Lately, I’ve been falling into the trap of dumbing myself down for other people.
I think it happens because I’m tempted to want to be a ‘nice guy.’
See, as a recovering people pleaser, it’s sometimes hard to fight my instinct to just agree with people to avoid conflict, or to avoid hurting their feelings.
But this not only gives away my power… it also causes me to be less effective.
Here’s the thing, men and women.
If you really want to be effective in this world….
And if you really want to be successful….
And if you really want to contribute to the world in a positive way…
You must avoid the temptation to dumb yourself down to avoid conflict with other people.
Here’s the real truth.
The more set in stone you are on your purpose, the less people are going to understand you when you’re talking in honest truths with them.
For example, I am becoming more and more disciplined in my life on a daily basis, and learning how to get more and more work done with my available time.
I’m hungry, and I keep striving to be better.
I’m becoming more and more disciplined, and try to take care of my body, lose weight, and look and feel my best every day.

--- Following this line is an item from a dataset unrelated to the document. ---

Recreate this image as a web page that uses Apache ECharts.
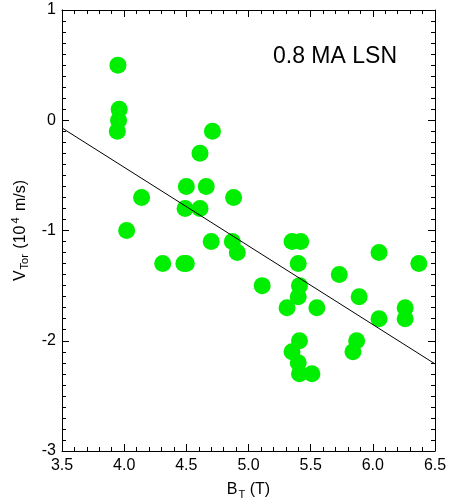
<!DOCTYPE html>
<html>
<head>
<meta charset="utf-8">
<script src="https://cdn.jsdelivr.net/npm/echarts@6/dist/echarts.min.js"></script>
<style>html,body{margin:0;padding:0;background:#fff}#c{width:449px;height:504px}</style>
</head>
<body>
<div id="c"></div>
<script>
const btValues = [3.95, 3.96, 3.955, 3.945, 4.02, 4.14, 4.31, 4.48, 4.50, 4.50, 4.49, 4.61, 4.66, 4.61, 4.71, 4.70,
  4.88, 4.87, 4.91, 5.11, 5.31, 5.35, 5.42, 5.40, 5.41, 5.40, 5.55, 5.41, 5.35, 5.40, 5.41, 5.51,
  5.73, 5.89, 5.87, 5.84, 6.05, 6.05, 6.26, 6.26, 6.37];
const vTorValues = [0.5, 0.1, 0.0, -0.1, -1.0, -0.7, -1.3, -1.3, -1.3, -0.6, -0.8, -0.3, -0.6, -0.8, -0.1, -1.1,
  -0.7, -1.1, -1.2, -1.5, -1.7, -1.1, -1.1, -1.3, -1.5, -1.6, -1.7, -2.0, -2.1, -2.2, -2.3, -2.3,
  -1.4, -1.6, -2.0, -2.1, -1.2, -1.8, -1.7, -1.8, -1.3];
const fitX = [3.5, 6.5];
const fitY = [-0.07, -2.21];
const xTicks = [3.5, 4.0, 4.5, 5.0, 5.5, 6.0, 6.5];
const yTicks = [-3, -2, -1, 0, 1];
const annotation = '0.8 MA LSN';

const chart = echarts.init(document.getElementById('c'));
const font = 'Liberation Sans, Arial, sans-serif';
const baseAxis = {
  axisLine: {show: true, onZero: false, lineStyle: {color: '#000', width: 1}},
  axisTick: {show: true, inside: true, length: 7, lineStyle: {color: '#000'}},
  minorTick: {show: true, splitNumber: 5, length: 4, lineStyle: {color: '#000'}},
  splitLine: {show: false},
};
chart.setOption({
  animation: false,
  grid: {left: 62, right: 14, top: 10, bottom: 53, containLabel: false, outerBoundsMode: 'none'},
  xAxis: [
    Object.assign({}, baseAxis, {
      type: 'value', min: 3.5, max: 6.5, interval: 0.5, position: 'bottom',
      axisLabel: {color: '#000', fontSize: 16, fontFamily: font, margin: 7,
        formatter: v => v.toFixed(1)},
      name: '{b|B}{s|T}{b| (T)}', nameLocation: 'middle', nameGap: 28,
      nameTextStyle: {rich: {
        b: {fontSize: 16, fontFamily: font, color: '#000'},
        s: {fontSize: 11, fontFamily: font, color: '#000', padding: [10, 0, 0, 1]}
      }}
    }),
    Object.assign({}, baseAxis, {
      type: 'value', min: 3.5, max: 6.5, interval: 0.5, position: 'top',
      axisLabel: {show: false}
    })
  ],
  yAxis: [
    Object.assign({}, baseAxis, {
      type: 'value', min: -3, max: 1, interval: 1, position: 'left',
      minorTick: {show: true, splitNumber: 10, length: 4, lineStyle: {color: '#000'}},
      axisLabel: {color: '#000', fontSize: 16, fontFamily: font, margin: 6},
      name: '{b|V}{s|Tor}{b| (10}{p|4}{b| m/s)}', nameLocation: 'middle', nameGap: 30, nameRotate: 90,
      nameTextStyle: {rich: {
        b: {fontSize: 16, fontFamily: font, color: '#000'},
        s: {fontSize: 11, fontFamily: font, color: '#000', padding: [10, 1, 0, 1]},
        p: {fontSize: 11, fontFamily: font, color: '#000', padding: [0, 2, 8, 2]}
      }}
    }),
    Object.assign({}, baseAxis, {
      type: 'value', min: -3, max: 1, interval: 1, position: 'right',
      minorTick: {show: true, splitNumber: 10, length: 4, lineStyle: {color: '#000'}},
      axisLabel: {show: false}
    })
  ],
  series: [
    {
      type: 'line', data: fitX.map((x, i) => [x, fitY[i]]), symbol: 'none',
      lineStyle: {color: '#000', width: 1}, z: 3
    },
    {
      type: 'scatter', data: btValues.map((x, i) => [x, vTorValues[i]]),
      symbol: 'circle', symbolSize: 17, itemStyle: {color: '#00ee00', opacity: 1}, z: 2
    }
  ],
  graphic: [{
    type: 'text', left: 273, top: 45,
    style: {text: annotation, fontSize: 23, fontFamily: font, fill: '#000'}
  }]
});
</script>
</body>
</html>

My habits improve every day.
Every day, I’m doing a little bit more to optimize my life and get myself to where I want to be.
This is what I mean when I say to become 1% better every day.
But here’s the issue with that when it comes to other people.
See, most people don’t get 1% better every day.
Most people actually stagnate. And when you stagnate, the cold, hard truth of it is that you actually deteriorate.
See, you’re putting in the effort to pull yourself up, while they sit back and allow themselves to sink even deeper into the quicksand of chaos and entropy.
As you pull yourself up to get onto the higher deck of the ship, they’re falling and sinking deeper beneath the waves of life that crash over them.
Obviously, over time, this is going to open a chasm.
This distance makes it difficult for humans on either side of it to interface with one another effectively.
If you speak your real truth from this position, you’re going to have to risk offending people…
And you’re going to have to let go of the temptation to just be nice and avoid conflict.
Because every single day of your life that you spend trying to become better is a day of conflict.
And every time you speak that truth, you’re going to sound like you’re attacking the person who doesn’t want to do that work.
It’s just that simple.
So at the end of the day, here’s what you really need to do…
- Focus on becoming 1% better every day.
- Keep working to optimize your life and reach your goals.
- Keep making yourself the best person you can possibly be.
- But also speak the truth, and don’t let a single person hold you back in any way from becoming the person you need to be.
Sometimes, you have to speak the truth even if it seems harsh.
Sometimes you have to cut ties, even if that seems harsh.
But if you let people drag you down, or if you let people complicate your journey, that’s only going to hold you back—and you’re gonna have to struggle that much harder.
And trust me, it isn’t worth it.
It never has been, and it never will be.
Go with grace, my friends, and never give up your power.